Qu’est-ce qui pousse ces individus à se donner la mort et à tuer ? Comment des acteurs passent-ils de l'identité religieuse, ou sectaire, à ce mode d’action? Quelle signification revêt cet acte ? Quelles sont les motivations de ces « fous d’Allah » ?... autant de questions abordées par les intervenants. Hosham Dawod entendait jeter un éclairage scientifique sur certains aspects fondamentaux de la problématique. Selon lui, il importe « de développer une réflexion scientifique autour d’un sujet aussi sensible. Le but est que les sciences sociales s’engagent dans ce débat pour comprendre » précise-t-il.
Pari réussi pour ce colloque dont le mérite est d’avoir rassemblé les meilleurs spécialistes de la question, dont Olivier Roy et Michel Wieviorka. Hosham Dawod d’origine irakienne a largement participé, en tant qu’anthropologue, à la diffusion de l’information scientifique et culturelle sur la société irakienne sous forme de publications en plusieurs langues. Par ailleurs, il n’est pas à son premier essai. Il a organisé de nombreux colloques internationaux en France et à l’étranger notamment sur le salafisme. Le parti-pris des organisateurs est de s’inscrire dans une perspective comparatiste. « Je voulais que plusieurs hypothèses soient représentées. On ne peut réduire au politique ce phénomène. Le but est de décentrer la réflexion pour tenter de le comprendre.» affirme Hosham Dawod.
Le fait d’analyser des cas de martyrs (Palestine, Irak, Tchétchénie, Pakistan, Indonésie, Liban) confirme une volonté de ne pas réduire ce phénomène à sa dimension globale sans pour autant la nier. Aujourd’hui, on insiste beaucoup sur les réseaux déterritorialisés du type Al Qaeda, nébuleuse transnationale capable de fédérer des individus aux profils très différents sous la bannière djihadiste. Or, on néglige de prendre en compte le paramètre local. A noter que Al Qaeda a des facettes variées mais cette organisation s’appuie sur des relais locaux. Il s’agit donc de distinguer entre les suicides liés à une revendication nationale par exemple la Palestine et ceux liés à une mouvance idéologique fondée sur une opposition Islam-Occident (de type Al Qaeda).

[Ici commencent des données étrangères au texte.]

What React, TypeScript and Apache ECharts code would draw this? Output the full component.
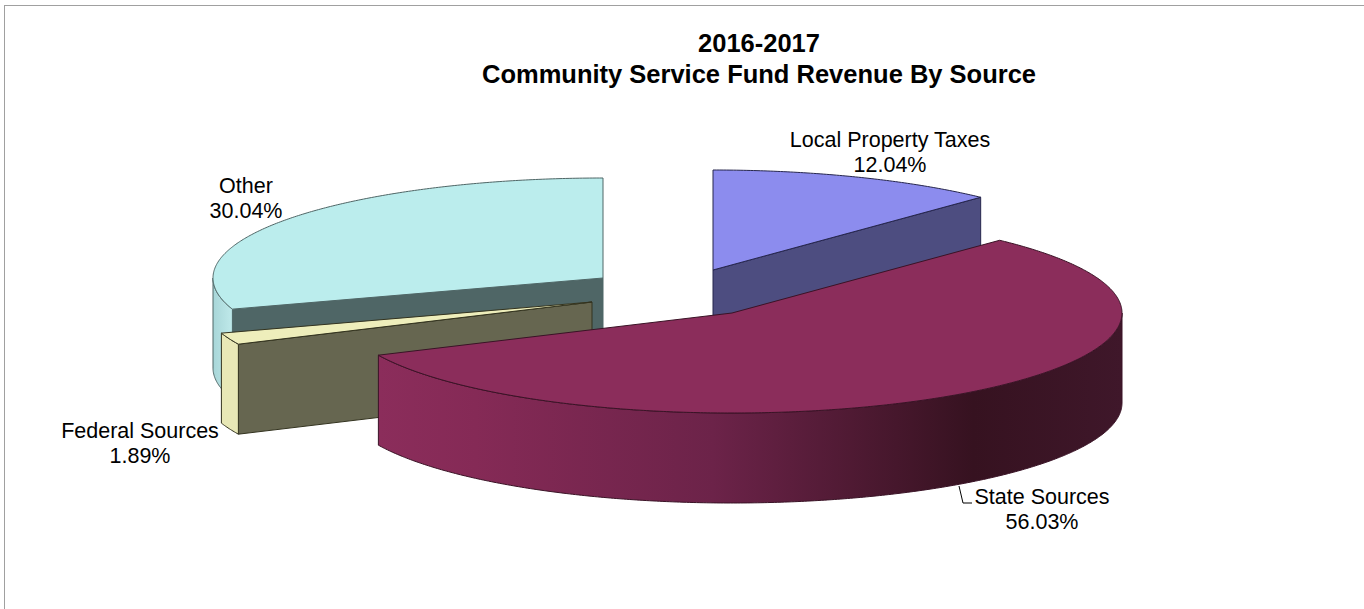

Le sunnisme - branche majoritaire de l’islam- s’empare du concept de martyr lié au chiisme en déplaçant la problématique. Le martyr est un moyen pour réaliser le djihad. A l’inverse, « dans le cas chiite, l’accent est mis sur le martyre et le djihad vient corroborer la légitimité de cette notion », explique Farhad Khosrokhavar. Pour autant, tous les islamistes ne basculent pas dans l’activisme, de même que tous les musulmans ne sont des islamistes. Une évidence qu’il est important de rappeler contre toute tentative d’amalgame. A cet égard, Olivier Roy, dans L’Islam mondialisé (Seuil, 2002), tord le cou à de nombreux préjugés et invite à une analyse nuancée de l’actualité. « on fait souvent remarquer que la plupart des conflits contemporains mettent en jeu des musulmans. Mais une approche plus précise montre qu’en règle générale les conflits ne sont jamais déterminés par l’islam, même si celui-ci contribue à le surdéterminer. (...) Il est vrai que les acteurs eux-mêmes mobilisent parfois une symbolique islamique en faveur de leur cause. Mais la lutte des Tchétchènes comme celles des Palestiniens est avant tout une lutte pour la libération d’un peuple. » Depuis les années 90, la reviviscence du phénomène du martyr et du djihad dans le monde musulman et en Occident est constatée mais peu analysée. Le mérite de ce colloque est de créer un espace de réflexion et d’échange afin de donner des clés pour comprendre un phénomène qui a malheureusement de beaux jours devant lui.